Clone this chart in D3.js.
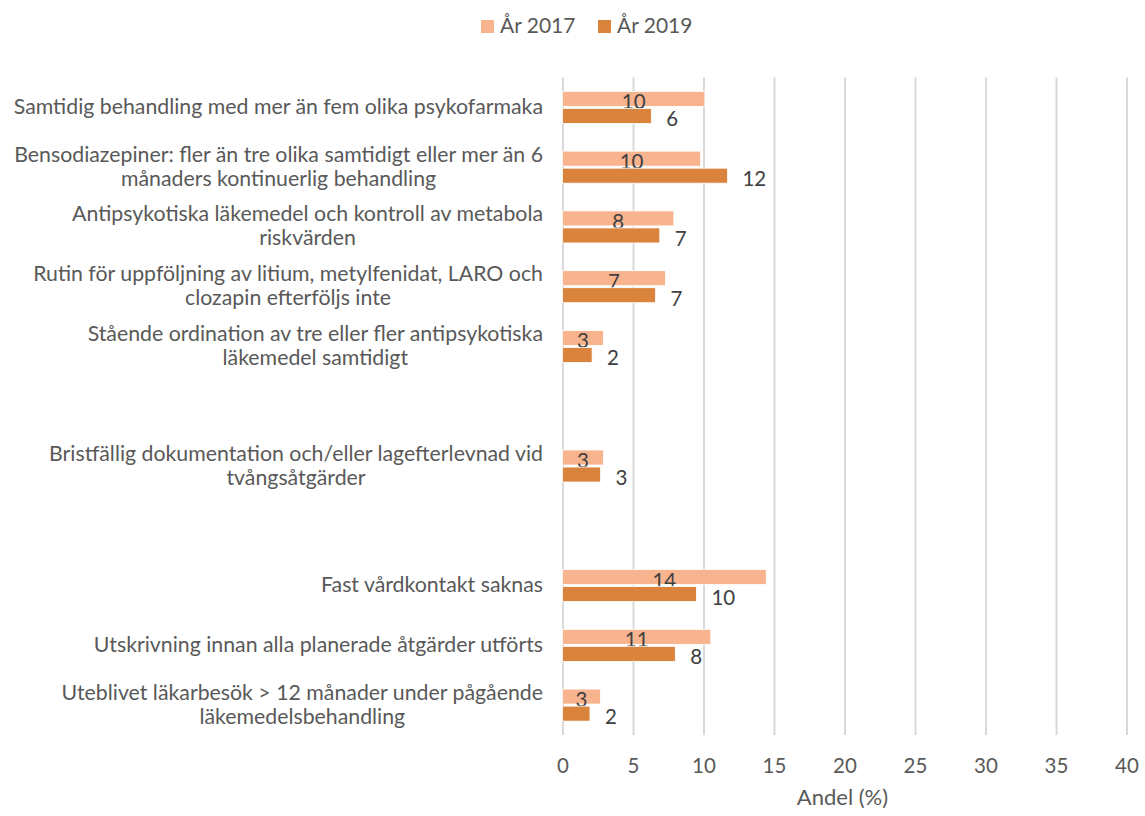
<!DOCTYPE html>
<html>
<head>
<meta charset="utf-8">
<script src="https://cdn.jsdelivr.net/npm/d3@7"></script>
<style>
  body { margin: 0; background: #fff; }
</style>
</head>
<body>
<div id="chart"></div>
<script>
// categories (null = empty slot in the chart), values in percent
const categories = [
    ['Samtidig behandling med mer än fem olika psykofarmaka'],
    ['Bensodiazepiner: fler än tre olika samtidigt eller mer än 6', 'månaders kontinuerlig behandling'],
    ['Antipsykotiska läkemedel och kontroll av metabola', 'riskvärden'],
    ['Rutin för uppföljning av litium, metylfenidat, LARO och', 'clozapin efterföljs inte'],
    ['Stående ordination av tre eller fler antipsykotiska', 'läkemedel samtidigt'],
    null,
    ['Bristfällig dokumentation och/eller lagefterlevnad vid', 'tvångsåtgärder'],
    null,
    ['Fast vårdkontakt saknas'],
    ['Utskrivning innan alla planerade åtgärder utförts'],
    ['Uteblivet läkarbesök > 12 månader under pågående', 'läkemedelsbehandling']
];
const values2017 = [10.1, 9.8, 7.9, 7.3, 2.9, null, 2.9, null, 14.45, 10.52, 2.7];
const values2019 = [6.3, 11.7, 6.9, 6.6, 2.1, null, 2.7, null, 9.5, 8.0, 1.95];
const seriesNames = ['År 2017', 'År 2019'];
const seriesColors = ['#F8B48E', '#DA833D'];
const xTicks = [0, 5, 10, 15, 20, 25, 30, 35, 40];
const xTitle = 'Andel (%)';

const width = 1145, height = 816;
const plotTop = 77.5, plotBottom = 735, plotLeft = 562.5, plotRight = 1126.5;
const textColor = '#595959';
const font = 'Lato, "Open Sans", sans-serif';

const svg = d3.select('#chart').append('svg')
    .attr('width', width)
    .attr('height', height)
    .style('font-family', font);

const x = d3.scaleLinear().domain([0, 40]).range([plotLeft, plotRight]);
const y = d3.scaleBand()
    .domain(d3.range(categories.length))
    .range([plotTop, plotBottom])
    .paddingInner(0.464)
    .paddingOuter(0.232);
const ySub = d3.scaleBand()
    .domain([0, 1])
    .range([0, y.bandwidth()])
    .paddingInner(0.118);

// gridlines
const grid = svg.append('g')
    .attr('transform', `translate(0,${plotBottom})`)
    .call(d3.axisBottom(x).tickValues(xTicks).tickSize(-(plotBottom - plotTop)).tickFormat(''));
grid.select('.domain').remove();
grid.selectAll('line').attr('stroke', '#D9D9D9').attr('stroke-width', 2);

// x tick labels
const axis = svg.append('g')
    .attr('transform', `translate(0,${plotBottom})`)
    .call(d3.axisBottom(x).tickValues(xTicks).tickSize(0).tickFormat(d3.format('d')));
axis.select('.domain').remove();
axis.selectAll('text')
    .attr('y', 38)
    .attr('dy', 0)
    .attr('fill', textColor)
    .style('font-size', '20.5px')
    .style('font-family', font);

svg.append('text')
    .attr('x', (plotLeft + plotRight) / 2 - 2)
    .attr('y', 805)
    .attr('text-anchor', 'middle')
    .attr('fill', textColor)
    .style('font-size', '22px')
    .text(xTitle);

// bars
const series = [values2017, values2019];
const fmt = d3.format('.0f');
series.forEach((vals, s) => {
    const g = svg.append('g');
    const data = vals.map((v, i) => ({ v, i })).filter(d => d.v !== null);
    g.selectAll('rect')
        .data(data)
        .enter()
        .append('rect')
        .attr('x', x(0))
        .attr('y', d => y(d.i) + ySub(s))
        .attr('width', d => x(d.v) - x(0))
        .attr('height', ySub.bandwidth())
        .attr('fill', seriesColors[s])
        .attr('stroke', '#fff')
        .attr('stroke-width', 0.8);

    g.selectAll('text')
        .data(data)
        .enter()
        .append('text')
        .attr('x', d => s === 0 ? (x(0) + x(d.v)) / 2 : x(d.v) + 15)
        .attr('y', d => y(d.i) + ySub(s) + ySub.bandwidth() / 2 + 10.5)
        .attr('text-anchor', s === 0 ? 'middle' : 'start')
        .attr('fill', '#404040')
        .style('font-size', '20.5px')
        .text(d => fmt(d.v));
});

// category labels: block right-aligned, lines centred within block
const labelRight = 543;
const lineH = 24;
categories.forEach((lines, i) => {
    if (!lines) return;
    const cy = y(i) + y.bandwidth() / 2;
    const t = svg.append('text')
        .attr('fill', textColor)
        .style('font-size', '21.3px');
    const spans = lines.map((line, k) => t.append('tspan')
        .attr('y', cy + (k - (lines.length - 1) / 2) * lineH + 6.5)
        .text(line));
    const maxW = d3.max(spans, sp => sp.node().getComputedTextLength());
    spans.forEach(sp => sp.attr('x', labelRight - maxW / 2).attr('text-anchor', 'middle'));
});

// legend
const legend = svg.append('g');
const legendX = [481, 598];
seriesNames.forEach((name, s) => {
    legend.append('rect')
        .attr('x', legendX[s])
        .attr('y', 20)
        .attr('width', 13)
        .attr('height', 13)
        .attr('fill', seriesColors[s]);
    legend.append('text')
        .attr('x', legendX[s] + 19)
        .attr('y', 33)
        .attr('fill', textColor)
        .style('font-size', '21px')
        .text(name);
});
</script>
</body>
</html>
==============================
#### Request:
Repeat the material above in full and unchanged, minus its images.

#### Final answer:
Clone this chart in D3.js.
<!DOCTYPE html>
<html>
<head>
<meta charset="utf-8">
<script src="https://cdn.jsdelivr.net/npm/d3@7"></script>
<style>
  body { margin: 0; background: #fff; }
</style>
</head>
<body>
<div id="chart"></div>
<script>
// categories (null = empty slot in the chart), values in percent
const categories = [
    ['Samtidig behandling med mer än fem olika psykofarmaka'],
    ['Bensodiazepiner: fler än tre olika samtidigt eller mer än 6', 'månaders kontinuerlig behandling'],
    ['Antipsykotiska läkemedel och kontroll av metabola', 'riskvärden'],
    ['Rutin för uppföljning av litium, metylfenidat, LARO och', 'clozapin efterföljs inte'],
    ['Stående ordination av tre eller fler antipsykotiska', 'läkemedel samtidigt'],
    null,
    ['Bristfällig dokumentation och/eller lagefterlevnad vid', 'tvångsåtgärder'],
    null,
    ['Fast vårdkontakt saknas'],
    ['Utskrivning innan alla planerade åtgärder utförts'],
    ['Uteblivet läkarbesök > 12 månader under pågående', 'läkemedelsbehandling']
];
const values2017 = [10.1, 9.8, 7.9, 7.3, 2.9, null, 2.9, null, 14.45, 10.52, 2.7];
const values2019 = [6.3, 11.7, 6.9, 6.6, 2.1, null, 2.7, null, 9.5, 8.0, 1.95];
const seriesNames = ['År 2017', 'År 2019'];
const seriesColors = ['#F8B48E', '#DA833D'];
const xTicks = [0, 5, 10, 15, 20, 25, 30, 35, 40];
const xTitle = 'Andel (%)';

const width = 1145, height = 816;
const plotTop = 77.5, plotBottom = 735, plotLeft = 562.5, plotRight = 1126.5;
const textColor = '#595959';
const font = 'Lato, "Open Sans", sans-serif';

const svg = d3.select('#chart').append('svg')
    .attr('width', width)
    .attr('height', height)
    .style('font-family', font);

const x = d3.scaleLinear().domain([0, 40]).range([plotLeft, plotRight]);
const y = d3.scaleBand()
    .domain(d3.range(categories.length))
    .range([plotTop, plotBottom])
    .paddingInner(0.464)
    .paddingOuter(0.232);
const ySub = d3.scaleBand()
    .domain([0, 1])
    .range([0, y.bandwidth()])
    .paddingInner(0.118);

// gridlines
const grid = svg.append('g')
    .attr('transform', `translate(0,${plotBottom})`)
    .call(d3.axisBottom(x).tickValues(xTicks).tickSize(-(plotBottom - plotTop)).tickFormat(''));
grid.select('.domain').remove();
grid.selectAll('line').attr('stroke', '#D9D9D9').attr('stroke-width', 2);

// x tick labels
const axis = svg.append('g')
    .attr('transform', `translate(0,${plotBottom})`)
    .call(d3.axisBottom(x).tickValues(xTicks).tickSize(0).tickFormat(d3.format('d')));
axis.select('.domain').remove();
axis.selectAll('text')
    .attr('y', 38)
    .attr('dy', 0)
    .attr('fill', textColor)
    .style('font-size', '20.5px')
    .style('font-family', font);

svg.append('text')
    .attr('x', (plotLeft + plotRight) / 2 - 2)
    .attr('y', 805)
    .attr('text-anchor', 'middle')
    .attr('fill', textColor)
    .style('font-size', '22px')
    .text(xTitle);

// bars
const series = [values2017, values2019];
const fmt = d3.format('.0f');
series.forEach((vals, s) => {
    const g = svg.append('g');
    const data = vals.map((v, i) => ({ v, i })).filter(d => d.v !== null);
    g.selectAll('rect')
        .data(data)
        .enter()
        .append('rect')
        .attr('x', x(0))
        .attr('y', d => y(d.i) + ySub(s))
        .attr('width', d => x(d.v) - x(0))
        .attr('height', ySub.bandwidth())
        .attr('fill', seriesColors[s])
        .attr('stroke', '#fff')
        .attr('stroke-width', 0.8);

    g.selectAll('text')
        .data(data)
        .enter()
        .append('text')
        .attr('x', d => s === 0 ? (x(0) + x(d.v)) / 2 : x(d.v) + 15)
        .attr('y', d => y(d.i) + ySub(s) + ySub.bandwidth() / 2 + 10.5)
        .attr('text-anchor', s === 0 ? 'middle' : 'start')
        .attr('fill', '#404040')
        .style('font-size', '20.5px')
        .text(d => fmt(d.v));
});

// category labels: block right-aligned, lines centred within block
const labelRight = 543;
const lineH = 24;
categories.forEach((lines, i) => {
    if (!lines) return;
    const cy = y(i) + y.bandwidth() / 2;
    const t = svg.append('text')
        .attr('fill', textColor)
        .style('font-size', '21.3px');
    const spans = lines.map((line, k) => t.append('tspan')
        .attr('y', cy + (k - (lines.length - 1) / 2) * lineH + 6.5)
        .text(line));
    const maxW = d3.max(spans, sp => sp.node().getComputedTextLength());
    spans.forEach(sp => sp.attr('x', labelRight - maxW / 2).attr('text-anchor', 'middle'));
});

// legend
const legend = svg.append('g');
const legendX = [481, 598];
seriesNames.forEach((name, s) => {
    legend.append('rect')
        .attr('x', legendX[s])
        .attr('y', 20)
        .attr('width', 13)
        .attr('height', 13)
        .attr('fill', seriesColors[s]);
    legend.append('text')
        .attr('x', legendX[s] + 19)
        .attr('y', 33)
        .attr('fill', textColor)
        .style('font-size', '21px')
        .text(name);
});
</script>
</body>
</html>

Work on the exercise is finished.